Harry Kane kommt ins Spiel als es schon verloren ist

Blöd nur, dass ein müder und noch etwas verloren dreinblickender Kane ins kalte Wasser eines Spiels springen musste, das längst verloren war. Kanes Premiere in Bayerns neuen Kleidern, dem frisch auf den Markt geworfenen Champions-League-Trikot, ging nach hinten los. Weil der zuvor eingewechselte Noussair Mazraoui einen Handelfmeter verursachte, stand es nach Olmos drittem Treffer des Abends 0:3 – nur fünf Minuten nach Kanes Einwechslung. Auf den emotionalen Höhepunkt folgte aus Münchner Sicht der atmosphärische Tiefpunkt.

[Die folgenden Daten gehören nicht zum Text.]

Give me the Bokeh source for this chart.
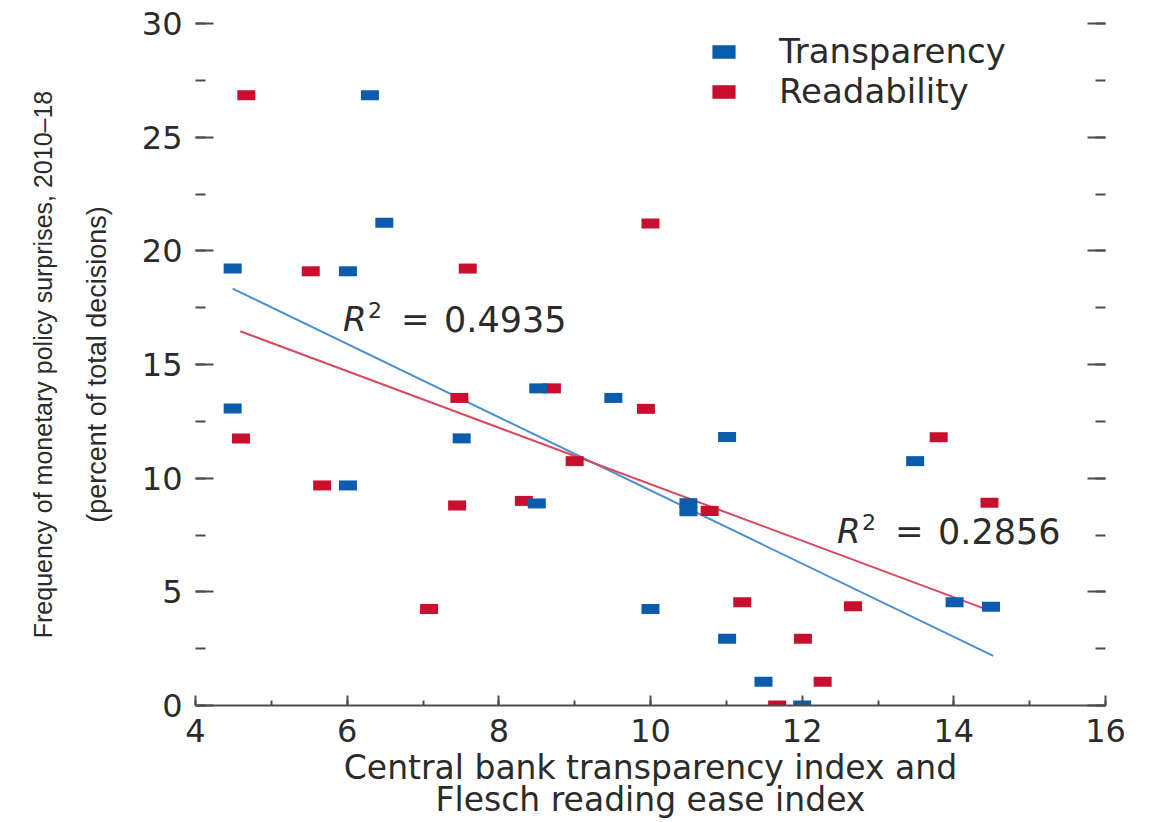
from bokeh.plotting import figure
from bokeh.models import (LinearAxis, SingleIntervalTicker, FixedTicker, Legend,
                          LegendItem, Label)
from bokeh.embed import file_html
from bokeh.resources import INLINE

# ---- data ----
trans_x = [4.49, 4.49, 6.30, 6.49, 6.01, 6.01, 7.51, 8.52, 8.50, 9.51,
           10.50, 10.50, 10.00, 11.01, 11.01, 11.49, 12.00, 13.49, 14.01, 14.49]
trans_y = [19.22, 13.07, 26.84, 21.23, 19.10, 9.68, 11.75, 13.95, 8.89, 13.53,
           8.90, 8.55, 4.24, 11.81, 2.94, 1.05, 0.00, 10.75, 4.54, 4.34]

read_x = [4.67, 4.60, 5.52, 5.67, 7.59, 7.48, 7.45, 7.08, 8.33, 8.70, 9.00,
          9.94, 10.00, 10.78, 11.21, 11.67, 12.01, 12.27, 12.67, 13.80, 14.47]
read_y = [26.84, 11.75, 19.10, 9.68, 19.22, 13.53, 8.80, 4.24, 9.00, 13.95, 10.75,
          13.05, 21.20, 8.56, 4.54, 0.00, 2.94, 1.05, 4.37, 11.80, 8.92]

trans_fit_x = [4.49, 14.52]
trans_fit_y = [18.34, 2.18]
read_fit_x = [4.59, 14.42]
read_fit_y = [16.46, 4.24]

series_names = ["Transparency", "Readability"]
r2_values = ["0.4935", "0.2856"]
r2_anchor_x = [5.945, 12.46]
r2_anchor_y = [16.98, 7.67]

x_title_1 = "Central bank transparency index and"
x_title_2 = "Flesch reading ease index"
y_title_1 = "Frequency of monetary policy surprises, 2010\u201318"
y_title_2 = "(percent of total decisions)"

# ---- style ----
FONT = "DejaVu Sans"
NARROW = "Liberation Sans"
TXT = "#2b2b2b"
AX = "#4d4d4d"
BLUE = "#0b5cad"
RED = "#c8102e"
BLUE_LINE = "#4a8fd3"
RED_LINE = "#d9485f"

p = figure(frame_width=910, frame_height=682, x_range=(4, 16), y_range=(0, 30),
           output_backend="svg", toolbar_location=None,
           min_border_left=195, min_border_right=38, min_border_top=23,
           min_border_bottom=10)
p.xgrid.visible = False
p.ygrid.visible = False
p.outline_line_color = None
p.background_fill_color = "white"

# bottom axis
xa = p.xaxis[0]
xa.ticker = SingleIntervalTicker(interval=2, num_minor_ticks=2)
xa.axis_line_color = AX
xa.axis_line_width = 2
xa.major_tick_in = 10
xa.major_tick_out = 0
xa.minor_tick_in = 5
xa.minor_tick_out = 0
xa.major_tick_line_color = AX
xa.minor_tick_line_color = AX
xa.major_tick_line_width = 2
xa.minor_tick_line_width = 2
xa.major_label_text_font = FONT
xa.major_label_text_font_size = "32px"
xa.major_label_text_color = TXT
xa.major_label_standoff = 13
xa.axis_label = x_title_1
xa.axis_label_text_font = FONT
xa.axis_label_text_font_size = "33px"
xa.axis_label_text_font_style = "normal"
xa.axis_label_text_color = TXT
xa.axis_label_standoff = 3

xa2 = LinearAxis(ticker=FixedTicker(ticks=[]), axis_line_color=None,
                 major_tick_out=0, minor_tick_out=0, major_tick_in=0, minor_tick_in=0,
                 major_label_standoff=0, axis_label=x_title_2,
                 axis_label_text_font=FONT, axis_label_text_font_size="33px",
                 axis_label_text_font_style="normal", axis_label_text_color=TXT,
                 axis_label_standoff=-10)
p.add_layout(xa2, "below")

# left axis
ya = p.yaxis[0]
ya.ticker = SingleIntervalTicker(interval=5, num_minor_ticks=2)
ya.axis_line_color = None
ya.major_tick_in = 18
ya.major_tick_out = 0
ya.minor_tick_in = 10
ya.minor_tick_out = 0
ya.major_tick_line_color = AX
ya.minor_tick_line_color = AX
ya.major_tick_line_width = 2
ya.minor_tick_line_width = 2
ya.major_label_text_font = FONT
ya.major_label_text_font_size = "32px"
ya.major_label_text_color = TXT
ya.major_label_standoff = 13
ya.axis_label = y_title_2
ya.axis_label_text_font = NARROW
ya.axis_label_text_font_size = "27px"
ya.axis_label_text_font_style = "normal"
ya.axis_label_text_color = TXT
ya.axis_label_standoff = 27

ya2 = LinearAxis(ticker=FixedTicker(ticks=[]), axis_line_color=None,
                 major_tick_out=0, minor_tick_out=0, major_tick_in=0, minor_tick_in=0,
                 major_label_standoff=0, axis_label=y_title_1,
                 axis_label_text_font=NARROW, axis_label_text_font_size="25px",
                 axis_label_text_font_style="normal", axis_label_text_color=TXT,
                 axis_label_standoff=22)
p.add_layout(ya2, "left")

# right axis (ticks only)
ra = LinearAxis(ticker=SingleIntervalTicker(interval=5, num_minor_ticks=2),
                axis_line_color=None, major_tick_in=18, major_tick_out=0,
                minor_tick_in=10, minor_tick_out=0,
                major_tick_line_color=AX, minor_tick_line_color=AX,
                major_tick_line_width=2, minor_tick_line_width=2,
                major_label_text_color=None, major_label_standoff=0)
p.add_layout(ra, "right")

# trend lines
p.line(trans_fit_x, trans_fit_y, line_color=BLUE_LINE, line_width=2)
p.line(read_fit_x, read_fit_y, line_color=RED_LINE, line_width=2)

# markers
r_red = p.rect(read_x, read_y, width=18, height=10, width_units="screen",
               height_units="screen", fill_color=RED, line_color=None)
r_blue = p.rect(trans_x, trans_y, width=18, height=10, width_units="screen",
                height_units="screen", fill_color=BLUE, line_color=None)

legend = Legend(items=[LegendItem(label=series_names[0], renderers=[r_blue]),
                       LegendItem(label=series_names[1], renderers=[r_red])],
                location=(514, 594), orientation="vertical",
                border_line_color=None, background_fill_alpha=0,
                padding=0, margin=0, spacing=0,
                glyph_width=29, glyph_height=17, label_standoff=41,
                label_text_font=FONT, label_text_font_size="34px",
                label_text_color=TXT, label_text_line_height=1.0)
p.add_layout(legend)

# R^2 annotations
for ax_, ay_, val in zip(r2_anchor_x, r2_anchor_y, r2_values):
    p.add_layout(Label(x=ax_, y=ay_, text="R", text_font=FONT, text_font_size="34px",
                       text_font_style="italic", text_color=TXT,
                       text_baseline="alphabetic"))
    p.add_layout(Label(x=ax_, y=ay_, x_offset=25, y_offset=9, text="2", text_font=FONT,
                       text_font_size="22px", text_color=TXT,
                       text_baseline="alphabetic"))
    p.add_layout(Label(x=ax_, y=ay_, x_offset=58, text="=", text_font=FONT,
                       text_font_size="34px", text_color=TXT,
                       text_baseline="alphabetic"))
    p.add_layout(Label(x=ax_, y=ay_, x_offset=101, text=val, text_font=FONT,
                       text_font_size="35px", text_color=TXT,
                       text_baseline="alphabetic"))

open("out.html", "w").write(file_html(p, INLINE))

"Ich hoffe, dass ich eine Rolle spielen kann", hatte Englands Teamkapitän vor der Partie in einem Video auf der Bayern-Homepage gesagt, im Endeffekt hatte er jedoch keine einzige Torchance und lediglich drei Ballkontakte. Kane spielte zwei Pässe, von denen einer ankam, lief 2,83 Kilometer – allerdings meist neben der Musik. Die Halbfeldflanken auf den kopfballstarken Mittelstürmer wirkten ebenso fantasie- wie hilflos. Höflich applaudierte er den Teamkollegen, wenn die Bälle wenigstens grob in seine Richtung flogen. Man lernt sich ja gerade erst kennen. Dass Kane noch nicht ins Bayern-Spiel eingebunden sein konnte, war nach der einzigen gemeinsamen Trainingseinheit am Samstagvormittag jedoch klar.

Nach Schlusspfiff trottete Kane mit auf der Ehrenrunde von Teilen der Mannschaft, die eher zu einer Art Entschuldigungsrunde wurde. Kein Lächeln huschte über seine Lippen. Tuchel entschuldigt sich sogar bei ihm, sagte: "Es tut mir einfach leid. Der denkt wahrscheinlich, wir hätten vier Wochen nicht trainiert. Es ist ein sehr bitterer Abend für ihn." Ob Kane denn noch ein Aufbauprogramm in Sachen Physis brauche, wurde Tuchel später gefragt. Gerade zu entrüstet antwortete dieser: "Es gibt keinen Aufbau. Er trainiert und spielt." Mit Blick auf kommenden Freitag und Kanes restliche Vertragslaufzeit schob Tuchel nach: "Er wird in Bremen beginnen. Er spielt jedes Spiel."

Wäre ja gelacht, wenn es nicht bald flutscht.